In conclusion, this work presented the Suzuki–Miyaura cross-coupling reactions of a halogenated and N-H protected indazole (electrophile) with organic boronic acids (nucleophiles), catalyzed by different divalent palladium complexes, with or without imidazolium ionic liquids as functional or recyclable media, eventually leading to three C3-functionalized 1H-indazole derivatives. The series of reaction parameters were fully discussed. In general, the averaged catalytic activity of the Pd catalysts exhibited the order PdCl₂(dtbpf) >PdCl₂(dppf) >Pd(OAc)₂ >PdCl₂ >Pd(PPh₃)₄. Moreover, using two imidazolium ionic liquids generally improved the yields of cross-coupled products, as compared to those obtained from non-ionic liquid-facilitated reactions. The BMImBF₄ obviously performed better than BMImPF₆ for fresh catalysis and recycling, which could be related to the hydrophilicity of anions such as BF₄⁻ and PF₆⁻. Meanwhile, use of BMImBF₄ and BMImPF₆ as recycling media could avoid the formation of Pd⁽⁰⁾ black to a large extent, clearly enhancing the catalyst recovery and recycling.

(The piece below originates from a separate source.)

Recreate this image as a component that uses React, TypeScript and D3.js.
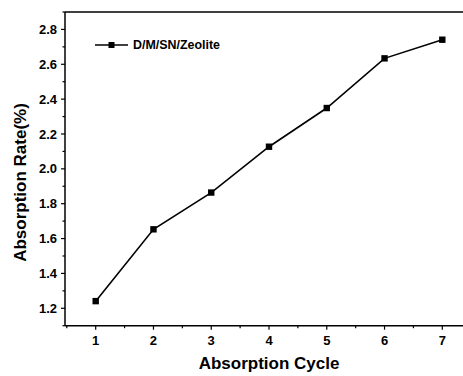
import React from "react";
import * as d3 from "d3";

const cycles = [1, 2, 3, 4, 5, 6, 7];
const rates = [1.241, 1.653, 1.864, 2.127, 2.349, 2.634, 2.741];
const yTicks = [1.2, 1.4, 1.6, 1.8, 2.0, 2.2, 2.4, 2.6, 2.8];
const seriesName = "D/M/SN/Zeolite";

const W = 463, H = 376;
const left = 65, top = 12, bottom = 325.7;

export default function App() {
  const x = d3.scaleLinear().domain([1, 7]).range([95.7, 442.3]);
  const y = d3.scaleLinear().domain([1.1, 2.9]).range([bottom, top]);
  const right = x(7.5);
  const line = d3.line<number>().x((_, i) => x(cycles[i])).y((d) => y(d));
  const xMinor = d3.range(0.5, 7.51, 0.5);
  const yMinor = d3.range(1.1, 2.91, 0.1);
  const font = "'Liberation Sans', Arial, sans-serif";
  return (
    <svg width={W} height={H} style={{ position: "absolute", left: 0, top: 0 }} fontFamily={font}>
      <rect width={W} height={H} fill="#fff" />
      {/* frame */}
      <line x1={left} x2={right} y1={top} y2={top} stroke="#000" strokeWidth={1.5} />
      <line x1={left} x2={left} y1={top} y2={bottom} stroke="#000" strokeWidth={1.5} />
      <line x1={left} x2={right} y1={bottom} y2={bottom} stroke="#000" strokeWidth={1.5} />
      {/* x ticks */}
      {xMinor.map((v) => (
        <line key={"xm" + v} x1={x(v)} x2={x(v)} y1={bottom} y2={bottom + (Number.isInteger(v) ? 4 : 2.5)} stroke="#000" strokeWidth={1.2} />
      ))}
      {cycles.map((c) => (
        <text key={"xl" + c} x={x(c)} y={bottom + 19} textAnchor="middle" fontSize={13} fontWeight="bold">{c}</text>
      ))}
      {/* y ticks */}
      {yMinor.map((v) => {
        const major = Math.abs(Math.round(v * 5) - v * 5) < 1e-6;
        return <line key={"ym" + v} x1={left} x2={left - (major ? 4 : 2.5)} y1={y(v)} y2={y(v)} stroke="#000" strokeWidth={1.2} />;
      })}
      {yTicks.map((v) => (
        <text key={"yl" + v} x={left - 8} y={y(v)} dy="0.35em" textAnchor="end" fontSize={13} fontWeight="bold">{v.toFixed(1)}</text>
      ))}
      {/* titles */}
      <text x={269} y={369} textAnchor="middle" fontSize={17} fontWeight="bold">Absorption Cycle</text>
      <text transform={`translate(26,${182.5}) rotate(-90)`} textAnchor="middle" fontSize={17} fontWeight="bold">Absorption Rate(%)</text>
      {/* series */}
      <path d={line(rates) || ""} fill="none" stroke="#000" strokeWidth={1.6} />
      {rates.map((r, i) => (
        <rect key={"p" + i} x={x(cycles[i]) - 3.2} y={y(r) - 3.2} width={6.4} height={6.4} fill="#000" />
      ))}
      {/* legend */}
      <line x1={95} x2={128} y1={45} y2={45} stroke="#000" strokeWidth={1.6} />
      <rect x={108.5} y={42} width={6} height={6} fill="#000" />
      <text x={133} y={45} dy="0.35em" fontSize={12} fontWeight="bold" textLength={87} lengthAdjust="spacingAndGlyphs">{seriesName}</text>
    </svg>
  );
}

In addition, on the basis of scientific calculations, it was seen that the dppf ligand coming from PdCl₂(dtbpf) had four tert-butyl groups, which caused higher energy barriers during formation of the catalytic intermediates compared to those caused by dppf from PdCl₂(dppf), also illustrating a reason why PdCl₂(dppf) performed better than PdCl₂(dtbpf). This work put forward some new insights into the interactions of Pd catalysts with ionic liquids and showed the potential for the large-scale production of valuable 1H-indazole derivatives.